(Rows from a dataset of charts and code)

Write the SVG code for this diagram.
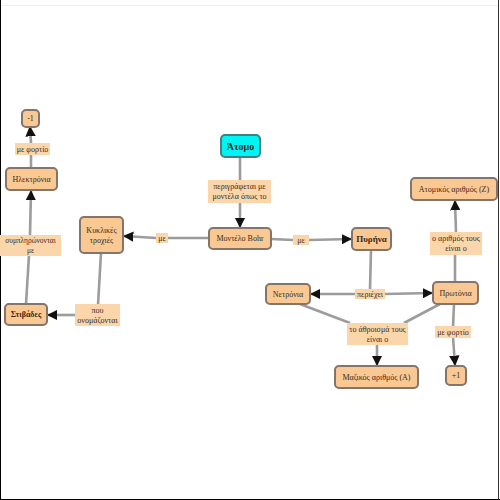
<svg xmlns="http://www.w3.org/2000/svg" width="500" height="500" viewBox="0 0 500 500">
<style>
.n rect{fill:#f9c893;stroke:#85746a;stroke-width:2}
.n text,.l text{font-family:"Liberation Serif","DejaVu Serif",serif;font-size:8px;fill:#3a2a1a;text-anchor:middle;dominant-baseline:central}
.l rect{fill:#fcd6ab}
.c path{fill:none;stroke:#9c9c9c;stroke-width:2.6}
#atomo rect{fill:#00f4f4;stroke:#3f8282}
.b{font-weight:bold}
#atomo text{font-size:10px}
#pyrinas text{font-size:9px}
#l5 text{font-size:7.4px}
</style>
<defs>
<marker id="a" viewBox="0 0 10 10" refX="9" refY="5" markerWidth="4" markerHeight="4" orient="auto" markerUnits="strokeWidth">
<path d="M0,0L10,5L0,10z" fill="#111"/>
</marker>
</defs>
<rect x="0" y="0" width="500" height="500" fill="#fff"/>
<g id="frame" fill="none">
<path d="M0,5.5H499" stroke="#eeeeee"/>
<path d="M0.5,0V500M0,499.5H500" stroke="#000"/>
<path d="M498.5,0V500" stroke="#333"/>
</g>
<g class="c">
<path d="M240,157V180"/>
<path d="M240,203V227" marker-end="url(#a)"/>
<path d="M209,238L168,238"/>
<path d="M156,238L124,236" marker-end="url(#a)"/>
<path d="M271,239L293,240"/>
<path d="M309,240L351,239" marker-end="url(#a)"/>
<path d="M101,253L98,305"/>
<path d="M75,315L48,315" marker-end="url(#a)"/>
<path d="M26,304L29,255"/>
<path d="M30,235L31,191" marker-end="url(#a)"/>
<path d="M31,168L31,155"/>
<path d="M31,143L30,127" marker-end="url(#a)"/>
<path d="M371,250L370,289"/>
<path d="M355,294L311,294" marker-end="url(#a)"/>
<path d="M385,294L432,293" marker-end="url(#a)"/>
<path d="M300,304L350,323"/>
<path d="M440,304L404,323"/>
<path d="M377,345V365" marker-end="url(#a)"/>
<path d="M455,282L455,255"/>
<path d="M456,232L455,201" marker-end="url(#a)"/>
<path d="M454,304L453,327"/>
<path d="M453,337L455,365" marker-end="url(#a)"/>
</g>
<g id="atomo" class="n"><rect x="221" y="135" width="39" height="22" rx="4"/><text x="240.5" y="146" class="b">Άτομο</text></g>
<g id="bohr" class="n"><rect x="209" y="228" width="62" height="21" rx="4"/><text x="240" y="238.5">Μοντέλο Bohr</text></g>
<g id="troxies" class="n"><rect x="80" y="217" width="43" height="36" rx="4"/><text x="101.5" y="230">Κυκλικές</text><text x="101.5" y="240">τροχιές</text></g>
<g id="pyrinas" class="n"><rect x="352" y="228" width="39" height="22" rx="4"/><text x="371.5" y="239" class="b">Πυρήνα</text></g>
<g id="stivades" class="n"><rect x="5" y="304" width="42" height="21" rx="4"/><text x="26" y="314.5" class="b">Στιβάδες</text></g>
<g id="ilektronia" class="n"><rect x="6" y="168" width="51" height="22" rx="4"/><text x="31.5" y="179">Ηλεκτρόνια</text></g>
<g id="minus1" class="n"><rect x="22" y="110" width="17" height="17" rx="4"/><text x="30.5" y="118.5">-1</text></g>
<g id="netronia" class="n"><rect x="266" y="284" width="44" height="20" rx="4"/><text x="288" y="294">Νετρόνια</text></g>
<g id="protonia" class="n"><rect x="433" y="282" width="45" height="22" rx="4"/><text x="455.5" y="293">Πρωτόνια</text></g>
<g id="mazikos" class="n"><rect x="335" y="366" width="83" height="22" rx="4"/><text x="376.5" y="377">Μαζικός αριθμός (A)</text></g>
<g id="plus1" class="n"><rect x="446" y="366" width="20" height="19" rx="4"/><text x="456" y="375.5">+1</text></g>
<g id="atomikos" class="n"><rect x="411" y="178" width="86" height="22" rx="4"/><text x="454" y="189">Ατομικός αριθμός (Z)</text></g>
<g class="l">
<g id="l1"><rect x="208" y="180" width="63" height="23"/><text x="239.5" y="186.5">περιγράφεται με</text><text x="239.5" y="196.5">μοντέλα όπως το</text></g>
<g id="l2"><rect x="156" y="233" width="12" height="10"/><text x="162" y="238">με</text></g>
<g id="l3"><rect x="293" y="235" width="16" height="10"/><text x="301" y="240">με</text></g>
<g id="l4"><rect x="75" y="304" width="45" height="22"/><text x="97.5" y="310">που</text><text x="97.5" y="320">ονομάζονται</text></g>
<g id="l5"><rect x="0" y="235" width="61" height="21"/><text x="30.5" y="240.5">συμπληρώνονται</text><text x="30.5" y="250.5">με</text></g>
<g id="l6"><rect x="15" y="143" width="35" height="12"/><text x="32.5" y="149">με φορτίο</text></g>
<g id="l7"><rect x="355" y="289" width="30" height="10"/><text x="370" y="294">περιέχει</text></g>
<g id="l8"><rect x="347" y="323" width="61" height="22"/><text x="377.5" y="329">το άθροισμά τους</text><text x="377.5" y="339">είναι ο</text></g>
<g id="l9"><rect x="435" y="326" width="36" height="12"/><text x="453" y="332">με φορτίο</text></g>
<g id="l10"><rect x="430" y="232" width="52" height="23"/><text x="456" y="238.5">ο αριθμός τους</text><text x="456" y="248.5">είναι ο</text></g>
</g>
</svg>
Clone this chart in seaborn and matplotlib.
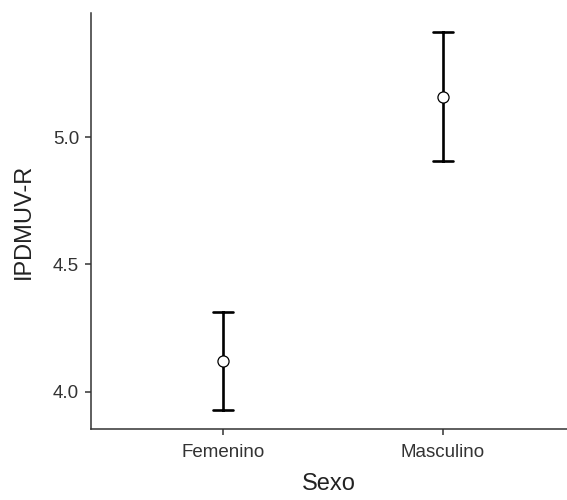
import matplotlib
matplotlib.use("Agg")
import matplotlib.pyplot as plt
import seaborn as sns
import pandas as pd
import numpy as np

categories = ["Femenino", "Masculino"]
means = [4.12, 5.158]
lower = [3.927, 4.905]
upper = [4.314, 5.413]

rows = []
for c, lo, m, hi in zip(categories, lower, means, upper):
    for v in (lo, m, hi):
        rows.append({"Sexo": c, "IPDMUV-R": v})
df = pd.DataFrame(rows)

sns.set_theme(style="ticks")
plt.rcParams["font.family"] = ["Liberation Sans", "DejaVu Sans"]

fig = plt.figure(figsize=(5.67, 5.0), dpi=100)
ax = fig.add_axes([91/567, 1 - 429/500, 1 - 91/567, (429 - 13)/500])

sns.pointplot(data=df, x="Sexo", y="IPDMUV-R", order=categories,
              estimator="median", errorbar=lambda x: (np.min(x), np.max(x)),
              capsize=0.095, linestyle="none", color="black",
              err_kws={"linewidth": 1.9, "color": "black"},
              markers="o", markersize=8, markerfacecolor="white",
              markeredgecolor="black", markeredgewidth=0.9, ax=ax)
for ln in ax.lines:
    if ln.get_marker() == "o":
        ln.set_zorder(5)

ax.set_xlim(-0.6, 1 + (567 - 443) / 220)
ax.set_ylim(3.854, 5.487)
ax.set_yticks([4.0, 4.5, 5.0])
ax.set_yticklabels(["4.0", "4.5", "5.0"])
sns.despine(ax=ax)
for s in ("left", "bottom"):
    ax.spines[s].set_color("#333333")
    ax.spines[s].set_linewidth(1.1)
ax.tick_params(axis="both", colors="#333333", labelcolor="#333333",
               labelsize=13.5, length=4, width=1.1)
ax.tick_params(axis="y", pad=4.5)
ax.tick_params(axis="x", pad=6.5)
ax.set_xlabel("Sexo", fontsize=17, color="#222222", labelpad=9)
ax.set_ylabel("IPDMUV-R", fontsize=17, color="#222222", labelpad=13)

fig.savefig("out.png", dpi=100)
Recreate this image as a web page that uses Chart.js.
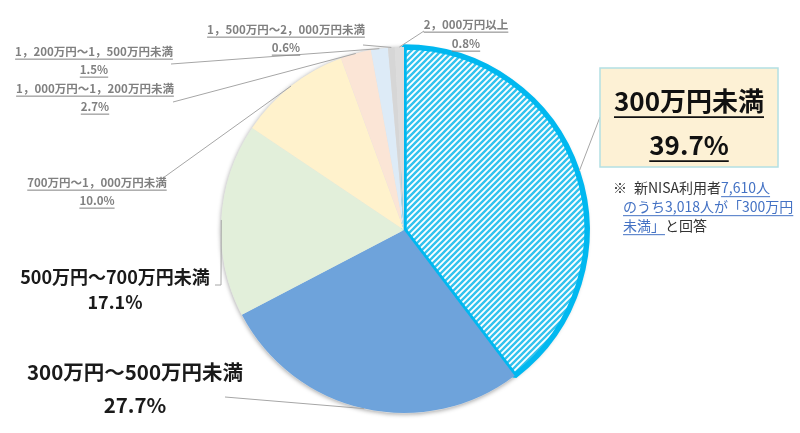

### SET TASK
Each entry gets copied exactly; the pictures stay out.

### FINAL ANSWER
Write the SVG code for this diagram.
<svg xmlns="http://www.w3.org/2000/svg" width="500" height="500" viewBox="0 0 500 500">
<style>
.n rect{fill:#f9c893;stroke:#85746a;stroke-width:2}
.n text,.l text{font-family:"Liberation Serif","DejaVu Serif",serif;font-size:8px;fill:#3a2a1a;text-anchor:middle;dominant-baseline:central}
.l rect{fill:#fcd6ab}
.c path{fill:none;stroke:#9c9c9c;stroke-width:2.6}
#atomo rect{fill:#00f4f4;stroke:#3f8282}
.b{font-weight:bold}
#atomo text{font-size:10px}
#pyrinas text{font-size:9px}
#l5 text{font-size:7.4px}
</style>
<defs>
<marker id="a" viewBox="0 0 10 10" refX="9" refY="5" markerWidth="4" markerHeight="4" orient="auto" markerUnits="strokeWidth">
<path d="M0,0L10,5L0,10z" fill="#111"/>
</marker>
</defs>
<rect x="0" y="0" width="500" height="500" fill="#fff"/>
<g id="frame" fill="none">
<path d="M0,5.5H499" stroke="#eeeeee"/>
<path d="M0.5,0V500M0,499.5H500" stroke="#000"/>
<path d="M498.5,0V500" stroke="#333"/>
</g>
<g class="c">
<path d="M240,157V180"/>
<path d="M240,203V227" marker-end="url(#a)"/>
<path d="M209,238L168,238"/>
<path d="M156,238L124,236" marker-end="url(#a)"/>
<path d="M271,239L293,240"/>
<path d="M309,240L351,239" marker-end="url(#a)"/>
<path d="M101,253L98,305"/>
<path d="M75,315L48,315" marker-end="url(#a)"/>
<path d="M26,304L29,255"/>
<path d="M30,235L31,191" marker-end="url(#a)"/>
<path d="M31,168L31,155"/>
<path d="M31,143L30,127" marker-end="url(#a)"/>
<path d="M371,250L370,289"/>
<path d="M355,294L311,294" marker-end="url(#a)"/>
<path d="M385,294L432,293" marker-end="url(#a)"/>
<path d="M300,304L350,323"/>
<path d="M440,304L404,323"/>
<path d="M377,345V365" marker-end="url(#a)"/>
<path d="M455,282L455,255"/>
<path d="M456,232L455,201" marker-end="url(#a)"/>
<path d="M454,304L453,327"/>
<path d="M453,337L455,365" marker-end="url(#a)"/>
</g>
<g id="atomo" class="n"><rect x="221" y="135" width="39" height="22" rx="4"/><text x="240.5" y="146" class="b">Άτομο</text></g>
<g id="bohr" class="n"><rect x="209" y="228" width="62" height="21" rx="4"/><text x="240" y="238.5">Μοντέλο Bohr</text></g>
<g id="troxies" class="n"><rect x="80" y="217" width="43" height="36" rx="4"/><text x="101.5" y="230">Κυκλικές</text><text x="101.5" y="240">τροχιές</text></g>
<g id="pyrinas" class="n"><rect x="352" y="228" width="39" height="22" rx="4"/><text x="371.5" y="239" class="b">Πυρήνα</text></g>
<g id="stivades" class="n"><rect x="5" y="304" width="42" height="21" rx="4"/><text x="26" y="314.5" class="b">Στιβάδες</text></g>
<g id="ilektronia" class="n"><rect x="6" y="168" width="51" height="22" rx="4"/><text x="31.5" y="179">Ηλεκτρόνια</text></g>
<g id="minus1" class="n"><rect x="22" y="110" width="17" height="17" rx="4"/><text x="30.5" y="118.5">-1</text></g>
<g id="netronia" class="n"><rect x="266" y="284" width="44" height="20" rx="4"/><text x="288" y="294">Νετρόνια</text></g>
<g id="protonia" class="n"><rect x="433" y="282" width="45" height="22" rx="4"/><text x="455.5" y="293">Πρωτόνια</text></g>
<g id="mazikos" class="n"><rect x="335" y="366" width="83" height="22" rx="4"/><text x="376.5" y="377">Μαζικός αριθμός (A)</text></g>
<g id="plus1" class="n"><rect x="446" y="366" width="20" height="19" rx="4"/><text x="456" y="375.5">+1</text></g>
<g id="atomikos" class="n"><rect x="411" y="178" width="86" height="22" rx="4"/><text x="454" y="189">Ατομικός αριθμός (Z)</text></g>
<g class="l">
<g id="l1"><rect x="208" y="180" width="63" height="23"/><text x="239.5" y="186.5">περιγράφεται με</text><text x="239.5" y="196.5">μοντέλα όπως το</text></g>
<g id="l2"><rect x="156" y="233" width="12" height="10"/><text x="162" y="238">με</text></g>
<g id="l3"><rect x="293" y="235" width="16" height="10"/><text x="301" y="240">με</text></g>
<g id="l4"><rect x="75" y="304" width="45" height="22"/><text x="97.5" y="310">που</text><text x="97.5" y="320">ονομάζονται</text></g>
<g id="l5"><rect x="0" y="235" width="61" height="21"/><text x="30.5" y="240.5">συμπληρώνονται</text><text x="30.5" y="250.5">με</text></g>
<g id="l6"><rect x="15" y="143" width="35" height="12"/><text x="32.5" y="149">με φορτίο</text></g>
<g id="l7"><rect x="355" y="289" width="30" height="10"/><text x="370" y="294">περιέχει</text></g>
<g id="l8"><rect x="347" y="323" width="61" height="22"/><text x="377.5" y="329">το άθροισμά τους</text><text x="377.5" y="339">είναι ο</text></g>
<g id="l9"><rect x="435" y="326" width="36" height="12"/><text x="453" y="332">με φορτίο</text></g>
<g id="l10"><rect x="430" y="232" width="52" height="23"/><text x="456" y="238.5">ο αριθμός τους</text><text x="456" y="248.5">είναι ο</text></g>
</g>
</svg>
Clone this chart in seaborn and matplotlib.
import matplotlib
matplotlib.use("Agg")
import matplotlib.pyplot as plt
import seaborn as sns
import pandas as pd
import numpy as np

categories = ["Femenino", "Masculino"]
means = [4.12, 5.158]
lower = [3.927, 4.905]
upper = [4.314, 5.413]

rows = []
for c, lo, m, hi in zip(categories, lower, means, upper):
    for v in (lo, m, hi):
        rows.append({"Sexo": c, "IPDMUV-R": v})
df = pd.DataFrame(rows)

sns.set_theme(style="ticks")
plt.rcParams["font.family"] = ["Liberation Sans", "DejaVu Sans"]

fig = plt.figure(figsize=(5.67, 5.0), dpi=100)
ax = fig.add_axes([91/567, 1 - 429/500, 1 - 91/567, (429 - 13)/500])

sns.pointplot(data=df, x="Sexo", y="IPDMUV-R", order=categories,
              estimator="median", errorbar=lambda x: (np.min(x), np.max(x)),
              capsize=0.095, linestyle="none", color="black",
              err_kws={"linewidth": 1.9, "color": "black"},
              markers="o", markersize=8, markerfacecolor="white",
              markeredgecolor="black", markeredgewidth=0.9, ax=ax)
for ln in ax.lines:
    if ln.get_marker() == "o":
        ln.set_zorder(5)

ax.set_xlim(-0.6, 1 + (567 - 443) / 220)
ax.set_ylim(3.854, 5.487)
ax.set_yticks([4.0, 4.5, 5.0])
ax.set_yticklabels(["4.0", "4.5", "5.0"])
sns.despine(ax=ax)
for s in ("left", "bottom"):
    ax.spines[s].set_color("#333333")
    ax.spines[s].set_linewidth(1.1)
ax.tick_params(axis="both", colors="#333333", labelcolor="#333333",
               labelsize=13.5, length=4, width=1.1)
ax.tick_params(axis="y", pad=4.5)
ax.tick_params(axis="x", pad=6.5)
ax.set_xlabel("Sexo", fontsize=17, color="#222222", labelpad=9)
ax.set_ylabel("IPDMUV-R", fontsize=17, color="#222222", labelpad=13)

fig.savefig("out.png", dpi=100)
Recreate this image as a web page that uses Chart.js.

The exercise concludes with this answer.